Scout out your employer
If you’re the good reporter you claim you are, you’ll not only scout out your employer’s trends in assigning projects, but also its payment policies. Ask others who have worked for the employer – that’s often how you get their work anyway, through references or connections.A good rule of thumb is an employer paying 30 days after they receive your invoice or an internal request for payment is made. Be wary of any employer who pays more than 60 days after receipt of the project. That’s an indication of their own cash-flow issues or inability to pay promptly. You should be paid in real time.  I recently left an employer that paid very modestly – and only quarterly. That’s not real-time pay. They’re holding onto their money at your expense.

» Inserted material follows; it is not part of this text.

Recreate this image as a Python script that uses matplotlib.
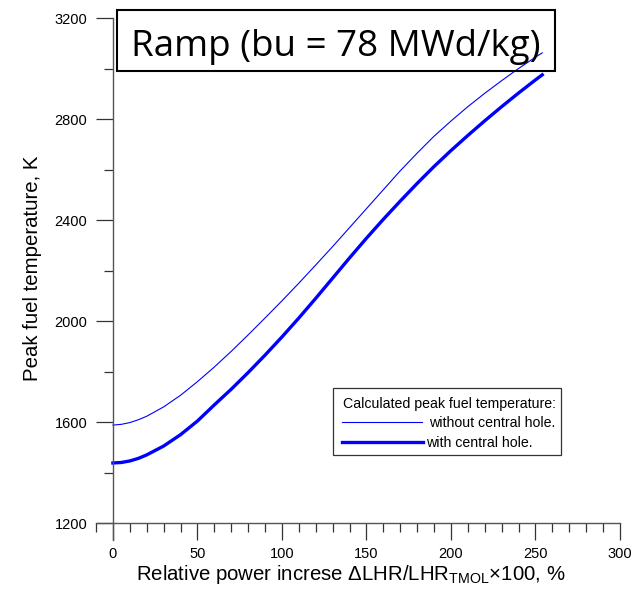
import numpy as np
import matplotlib
matplotlib.use("Agg")
import matplotlib.pyplot as plt
from matplotlib.patches import Rectangle
from matplotlib.lines import Line2D
from matplotlib.ticker import MultipleLocator

plt.rcParams['font.family'] = ['Liberation Sans', 'DejaVu Sans']
plt.rcParams['mathtext.fontset'] = 'custom'
plt.rcParams['mathtext.rm'] = 'Liberation Sans'

# relative power increase, %
x_vals = [0, 5, 10, 15, 20, 30, 40, 50, 60, 70, 80, 90, 100, 110, 120, 130, 140,
          150, 160, 170, 180, 190, 200, 210, 220, 230, 240, 250, 254]
# peak fuel temperature without central hole, K
t_no_hole = [1588, 1591, 1598, 1609, 1623, 1660, 1706, 1760, 1818, 1880, 1945, 2012, 2080,
             2150, 2222, 2295, 2370, 2445, 2520, 2595, 2665, 2732, 2792, 2849,
             2902, 2952, 3000, 3045, 3062]
# peak fuel temperature with central hole, K
t_hole = [1438, 1440, 1446, 1456, 1470, 1505, 1550, 1604, 1668, 1730, 1796, 1865, 1937,
          2012, 2090, 2170, 2250, 2328, 2403, 2475, 2545, 2612, 2675, 2735,
          2793, 2849, 2903, 2955, 2975]

W, H = 642, 590
fig = plt.figure(figsize=(W / 100, H / 100), dpi=100)

def fx(px):
    return px / W

def fy(py):
    return 1 - py / H

ax = fig.add_axes([fx(96), fy(540), fx(620) - fx(96), fy(18) - fy(540)])
ax.plot(x_vals, t_no_hole, color='#0000ff', lw=0.8)
ax.plot(x_vals, t_hole, color='#0000ff', lw=2.4)

ax.set_xlim(-10, 300)
ax.set_ylim(1133, 3200)
ax.spines['left'].set_position(('data', 0))
ax.spines['bottom'].set_position(('data', 1200))
ax.spines['top'].set_visible(False)
ax.spines['right'].set_visible(False)
for s in ('left', 'bottom'):
    ax.spines[s].set_color('#555555')
    ax.spines[s].set_linewidth(1.0)

ax.xaxis.set_minor_locator(MultipleLocator(10))
ax.yaxis.set_minor_locator(MultipleLocator(200))
ax.set_xticks(np.arange(0, 301, 50))
ax.set_yticks(np.arange(1200, 3201, 400))
ax.tick_params(which='major', length=12.5, width=0.9, color='#333333', labelsize=10.5)
ax.tick_params(which='minor', length=6.5, width=0.9, color='#333333')
ax.tick_params(axis='x', which='major', pad=5)
ax.tick_params(axis='y', which='major', pad=6)

fig.text(fx(351), fy(580), 'Relative power increse \u0394LHR/LHR$_{\\mathrm{TMOL}}$\u00d7100, %',
         ha='center', va='baseline', fontsize=14.7)
fig.text(fx(33), fy(268), 'Peak fuel temperature, K', rotation=90,
         ha='center', va='center', fontsize=14.7)

# title box
fig.patches.append(Rectangle((fx(117), fy(71)), fx(555) - fx(117), fy(10) - fy(71),
                             transform=fig.transFigure, fill=False,
                             edgecolor='black', lw=1.5))
fig.text(fx(336), fy(56), 'Ramp (bu = 78 MWd/kg)', family=['Open Sans', 'DejaVu Sans'],
         ha='center', va='baseline', fontsize=26.5)

# legend
fig.patches.append(Rectangle((fx(333), fy(455)), fx(561) - fx(333), fy(388) - fy(455),
                             transform=fig.transFigure, fill=False,
                             edgecolor='#333333', lw=0.9))
fig.text(fx(343), fy(408), 'Calculated peak fuel temperature:', fontsize=10.2, va='baseline')
fig.lines.append(Line2D([fx(342), fx(422)], [fy(422), fy(422)],
                        transform=fig.transFigure, color='#0000ff', lw=0.8))
fig.text(fx(429), fy(427), 'without central hole.', fontsize=10.2, va='baseline')
fig.lines.append(Line2D([fx(342), fx(423)], [fy(442), fy(442)],
                        transform=fig.transFigure, color='#0000ff', lw=2.4))
fig.text(fx(426), fy(447), 'with central hole.', fontsize=10.2, va='baseline')

fig.savefig('out.png', dpi=100)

Arrange for direct deposit into your checking account or PayPal
We’ve all heard “the check is in the mail” explanation of a tardy payment. Well, snail-mail does not work that inefficiently. Ninety-eight percent of the time, if a check hasn’t arrived within four days after an employer said it has been sent, it hasn’t been mailed. If possible, request that your check be direct-deposited into your account. Most legit employers prefer that system to save on labor, paper and postage. That means funds will be available quicker and the slow mail cannot be used as an excuse. If the employer uses PayPal or another intermediate system for payment, that’s just as good.

Re-confirm when you hand in project when payment is expected
Any good employer will not take offense if you ask when payment can be expected when you hand in your work. At the same time, you double-check if the employer makes the payment request or whether you need to send an invoice, and to whom.If the editor himself is not handling payment requests, find out what individual in the company processes payments. Obtain their contact information, including their availability to respond to phone calls or e-mails.
If payment is late, don’t delay your inquiries
Should you arrange direct deposit or a PayPal-type system, monitor the account on the day the payment is supposed to be made. If no pay shows up that day or two days beyond, contact the payment person to report the lack of deposit. Give four days for a check in the mail, but no more. Be diplomatic. Sugar works far better than vinegar. In some cases, there was an oversight. An individual may not have been working the day the day the deposit should have been made or the check was cut. Sometimes there’s a processing foul-up. It’s happened to me. If it’s a legitimate, financially-healthy company, they won’t take offense with business-like requests for payment and will take corrective action.

Take firm action in serious delinquencies
If repeated requests don’t yield action and payment becomes weeks or months late, do not hand in additional work if you’ve got a regular, ongoing relationship with the employer. You’re only putting yourself more at risk. If they’re depending on you, withholding your work can prompt action. And if that strategy still doesn’t work, you won’t want to continue to work for this employer.Still try to practice diplomacy until the last possible second. Attempt to reach a higher-up executive. If you are owed a lot of money and it is seriously delinquent, contact an attorney to determine your options. Don’t let the issue fester. I’ve continued handing in work for one employer for months without being paid, with promises of checks continually being made. The company eventually went bankrupt, and I never collected some $2,000 owed. The employer then re-incorporated under another name, and was never liable for the debts he incurred. Such are the loopholes and unfairness in bankruptcy laws. You don’t want to be on that kind of hook.